--- Start of RECORDS FOR THIS TASK ---

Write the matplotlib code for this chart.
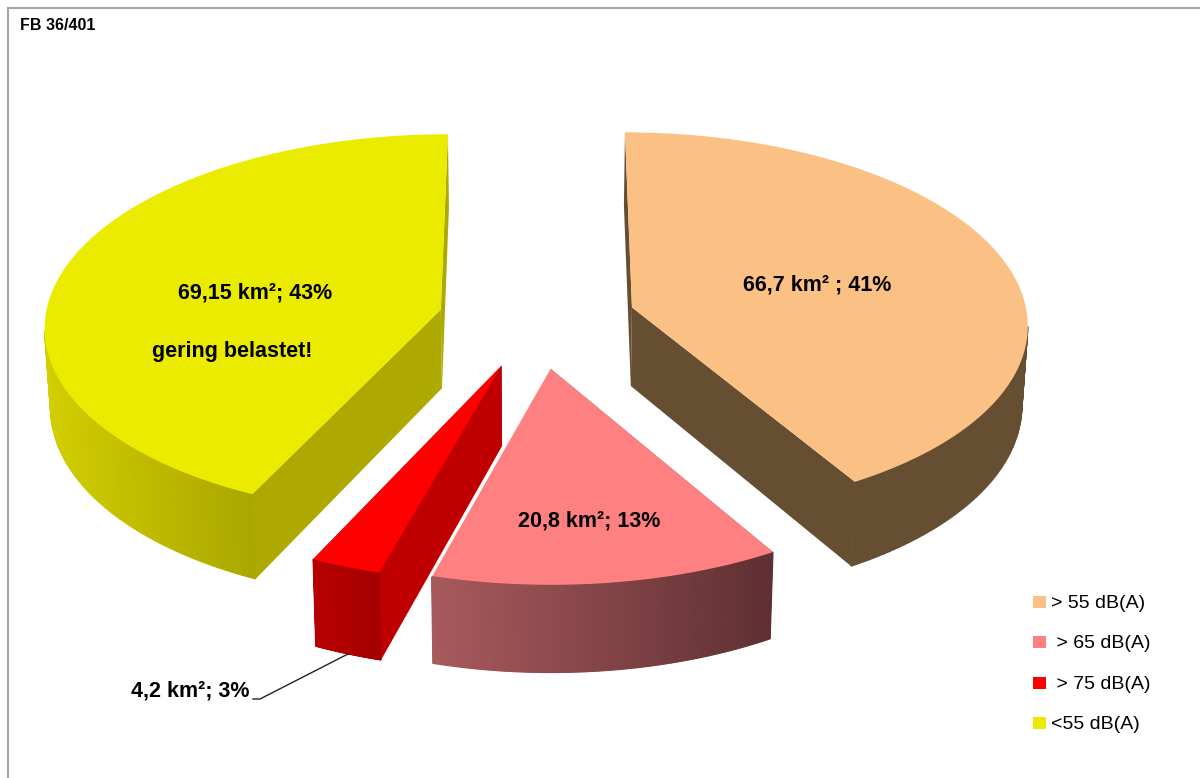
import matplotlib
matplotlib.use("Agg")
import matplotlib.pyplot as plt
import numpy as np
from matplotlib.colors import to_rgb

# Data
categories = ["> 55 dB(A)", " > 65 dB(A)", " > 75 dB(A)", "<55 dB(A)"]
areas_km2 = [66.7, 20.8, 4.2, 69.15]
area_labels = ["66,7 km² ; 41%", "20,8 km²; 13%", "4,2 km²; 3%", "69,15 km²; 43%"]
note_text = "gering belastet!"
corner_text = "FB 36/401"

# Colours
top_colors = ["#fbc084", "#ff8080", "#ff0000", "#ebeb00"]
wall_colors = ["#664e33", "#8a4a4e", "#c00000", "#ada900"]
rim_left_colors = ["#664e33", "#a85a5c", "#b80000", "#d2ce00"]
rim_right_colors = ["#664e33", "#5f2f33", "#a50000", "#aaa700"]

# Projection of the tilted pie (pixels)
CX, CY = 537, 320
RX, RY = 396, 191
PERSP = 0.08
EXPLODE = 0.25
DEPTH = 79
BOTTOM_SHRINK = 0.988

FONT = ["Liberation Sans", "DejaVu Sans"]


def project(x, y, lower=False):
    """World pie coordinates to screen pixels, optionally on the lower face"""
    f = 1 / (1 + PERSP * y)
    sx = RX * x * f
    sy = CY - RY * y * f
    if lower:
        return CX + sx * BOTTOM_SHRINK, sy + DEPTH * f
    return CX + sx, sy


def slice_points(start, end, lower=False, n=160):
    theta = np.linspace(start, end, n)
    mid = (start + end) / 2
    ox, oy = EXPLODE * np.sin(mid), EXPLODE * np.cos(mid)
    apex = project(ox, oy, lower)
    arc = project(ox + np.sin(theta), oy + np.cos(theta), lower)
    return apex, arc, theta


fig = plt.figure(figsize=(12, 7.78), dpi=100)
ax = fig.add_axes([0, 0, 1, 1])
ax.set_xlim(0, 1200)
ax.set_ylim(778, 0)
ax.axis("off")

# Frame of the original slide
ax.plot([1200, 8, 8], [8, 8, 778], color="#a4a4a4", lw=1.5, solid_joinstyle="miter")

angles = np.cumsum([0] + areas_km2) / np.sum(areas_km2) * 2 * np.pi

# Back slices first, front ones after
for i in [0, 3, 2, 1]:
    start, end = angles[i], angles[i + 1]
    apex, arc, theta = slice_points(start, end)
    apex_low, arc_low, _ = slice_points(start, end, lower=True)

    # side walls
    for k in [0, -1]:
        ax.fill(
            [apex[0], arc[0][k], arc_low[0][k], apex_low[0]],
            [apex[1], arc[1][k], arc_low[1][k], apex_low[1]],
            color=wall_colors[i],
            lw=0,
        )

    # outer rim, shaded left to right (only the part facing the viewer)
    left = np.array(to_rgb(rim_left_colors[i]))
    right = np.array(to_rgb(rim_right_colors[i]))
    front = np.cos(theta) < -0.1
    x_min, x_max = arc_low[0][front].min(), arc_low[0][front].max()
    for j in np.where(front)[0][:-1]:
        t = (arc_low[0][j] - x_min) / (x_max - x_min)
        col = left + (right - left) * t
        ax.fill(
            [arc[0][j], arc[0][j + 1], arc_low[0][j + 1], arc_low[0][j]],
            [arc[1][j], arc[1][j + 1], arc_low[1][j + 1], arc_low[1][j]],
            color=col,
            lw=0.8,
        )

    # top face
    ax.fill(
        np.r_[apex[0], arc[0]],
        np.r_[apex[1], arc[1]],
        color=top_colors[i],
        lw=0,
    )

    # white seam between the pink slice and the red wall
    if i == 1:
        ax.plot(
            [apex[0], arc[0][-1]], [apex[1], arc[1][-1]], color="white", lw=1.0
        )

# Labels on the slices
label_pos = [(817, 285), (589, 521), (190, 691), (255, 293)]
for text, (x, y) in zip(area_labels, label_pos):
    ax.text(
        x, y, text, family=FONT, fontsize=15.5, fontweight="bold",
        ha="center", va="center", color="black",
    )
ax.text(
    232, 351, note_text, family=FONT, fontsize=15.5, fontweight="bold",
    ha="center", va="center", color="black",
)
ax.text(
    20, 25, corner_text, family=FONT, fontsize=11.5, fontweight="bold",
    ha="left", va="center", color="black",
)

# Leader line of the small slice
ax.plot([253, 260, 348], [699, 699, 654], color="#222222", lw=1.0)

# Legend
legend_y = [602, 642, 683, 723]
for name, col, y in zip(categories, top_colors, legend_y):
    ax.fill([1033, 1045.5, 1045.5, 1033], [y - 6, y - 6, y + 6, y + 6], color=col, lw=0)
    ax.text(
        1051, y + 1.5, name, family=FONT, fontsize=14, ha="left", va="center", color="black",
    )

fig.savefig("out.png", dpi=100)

--- End of RECORDS FOR THIS TASK ---
--- Start of RECORDS FOR THIS TASK ---

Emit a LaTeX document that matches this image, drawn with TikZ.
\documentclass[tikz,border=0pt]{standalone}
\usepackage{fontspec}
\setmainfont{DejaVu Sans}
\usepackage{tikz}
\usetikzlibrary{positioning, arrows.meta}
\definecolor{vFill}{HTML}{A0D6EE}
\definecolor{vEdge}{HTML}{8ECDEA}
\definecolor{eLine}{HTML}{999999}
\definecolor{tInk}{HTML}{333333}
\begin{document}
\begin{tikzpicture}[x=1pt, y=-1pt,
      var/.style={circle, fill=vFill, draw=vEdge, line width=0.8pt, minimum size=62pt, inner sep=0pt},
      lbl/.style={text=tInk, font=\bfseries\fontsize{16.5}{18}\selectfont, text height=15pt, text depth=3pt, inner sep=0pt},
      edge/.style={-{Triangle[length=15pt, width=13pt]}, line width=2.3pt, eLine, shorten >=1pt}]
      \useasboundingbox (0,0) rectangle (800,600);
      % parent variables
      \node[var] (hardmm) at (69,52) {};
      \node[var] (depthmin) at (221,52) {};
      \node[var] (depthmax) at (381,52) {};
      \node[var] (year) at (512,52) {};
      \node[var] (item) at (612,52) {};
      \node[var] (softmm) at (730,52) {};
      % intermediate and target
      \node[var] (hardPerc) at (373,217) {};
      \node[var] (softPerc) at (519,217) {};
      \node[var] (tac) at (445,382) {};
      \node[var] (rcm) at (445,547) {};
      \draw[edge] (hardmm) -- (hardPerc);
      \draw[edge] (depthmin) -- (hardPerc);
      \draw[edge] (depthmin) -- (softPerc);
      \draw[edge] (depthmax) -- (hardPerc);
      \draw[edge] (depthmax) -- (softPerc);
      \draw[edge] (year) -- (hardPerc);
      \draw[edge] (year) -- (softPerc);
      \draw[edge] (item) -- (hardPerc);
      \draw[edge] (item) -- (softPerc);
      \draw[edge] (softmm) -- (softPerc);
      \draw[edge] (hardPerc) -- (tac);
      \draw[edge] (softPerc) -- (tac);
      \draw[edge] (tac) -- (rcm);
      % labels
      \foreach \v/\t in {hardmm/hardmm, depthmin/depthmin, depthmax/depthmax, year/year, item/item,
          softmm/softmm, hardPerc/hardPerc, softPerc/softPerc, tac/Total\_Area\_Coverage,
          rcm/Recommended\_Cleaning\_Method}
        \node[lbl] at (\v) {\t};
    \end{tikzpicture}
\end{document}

--- End of RECORDS FOR THIS TASK ---

PROBLEM DETAILS
Copy exactly the part of the material above that opens with the line containing "Write the matplotlib code for this chart." and closes with the line containing "apex_low, arc_low, _", ends included. Drop the images.

RESPONSE
Write the matplotlib code for this chart.
import matplotlib
matplotlib.use("Agg")
import matplotlib.pyplot as plt
import numpy as np
from matplotlib.colors import to_rgb

# Data
categories = ["> 55 dB(A)", " > 65 dB(A)", " > 75 dB(A)", "<55 dB(A)"]
areas_km2 = [66.7, 20.8, 4.2, 69.15]
area_labels = ["66,7 km² ; 41%", "20,8 km²; 13%", "4,2 km²; 3%", "69,15 km²; 43%"]
note_text = "gering belastet!"
corner_text = "FB 36/401"

# Colours
top_colors = ["#fbc084", "#ff8080", "#ff0000", "#ebeb00"]
wall_colors = ["#664e33", "#8a4a4e", "#c00000", "#ada900"]
rim_left_colors = ["#664e33", "#a85a5c", "#b80000", "#d2ce00"]
rim_right_colors = ["#664e33", "#5f2f33", "#a50000", "#aaa700"]

# Projection of the tilted pie (pixels)
CX, CY = 537, 320
RX, RY = 396, 191
PERSP = 0.08
EXPLODE = 0.25
DEPTH = 79
BOTTOM_SHRINK = 0.988

FONT = ["Liberation Sans", "DejaVu Sans"]


def project(x, y, lower=False):
    """World pie coordinates to screen pixels, optionally on the lower face"""
    f = 1 / (1 + PERSP * y)
    sx = RX * x * f
    sy = CY - RY * y * f
    if lower:
        return CX + sx * BOTTOM_SHRINK, sy + DEPTH * f
    return CX + sx, sy


def slice_points(start, end, lower=False, n=160):
    theta = np.linspace(start, end, n)
    mid = (start + end) / 2
    ox, oy = EXPLODE * np.sin(mid), EXPLODE * np.cos(mid)
    apex = project(ox, oy, lower)
    arc = project(ox + np.sin(theta), oy + np.cos(theta), lower)
    return apex, arc, theta


fig = plt.figure(figsize=(12, 7.78), dpi=100)
ax = fig.add_axes([0, 0, 1, 1])
ax.set_xlim(0, 1200)
ax.set_ylim(778, 0)
ax.axis("off")

# Frame of the original slide
ax.plot([1200, 8, 8], [8, 8, 778], color="#a4a4a4", lw=1.5, solid_joinstyle="miter")

angles = np.cumsum([0] + areas_km2) / np.sum(areas_km2) * 2 * np.pi

# Back slices first, front ones after
for i in [0, 3, 2, 1]:
    start, end = angles[i], angles[i + 1]
    apex, arc, theta = slice_points(start, end)
    apex_low, arc_low, _ = slice_points(start, end, lower=True)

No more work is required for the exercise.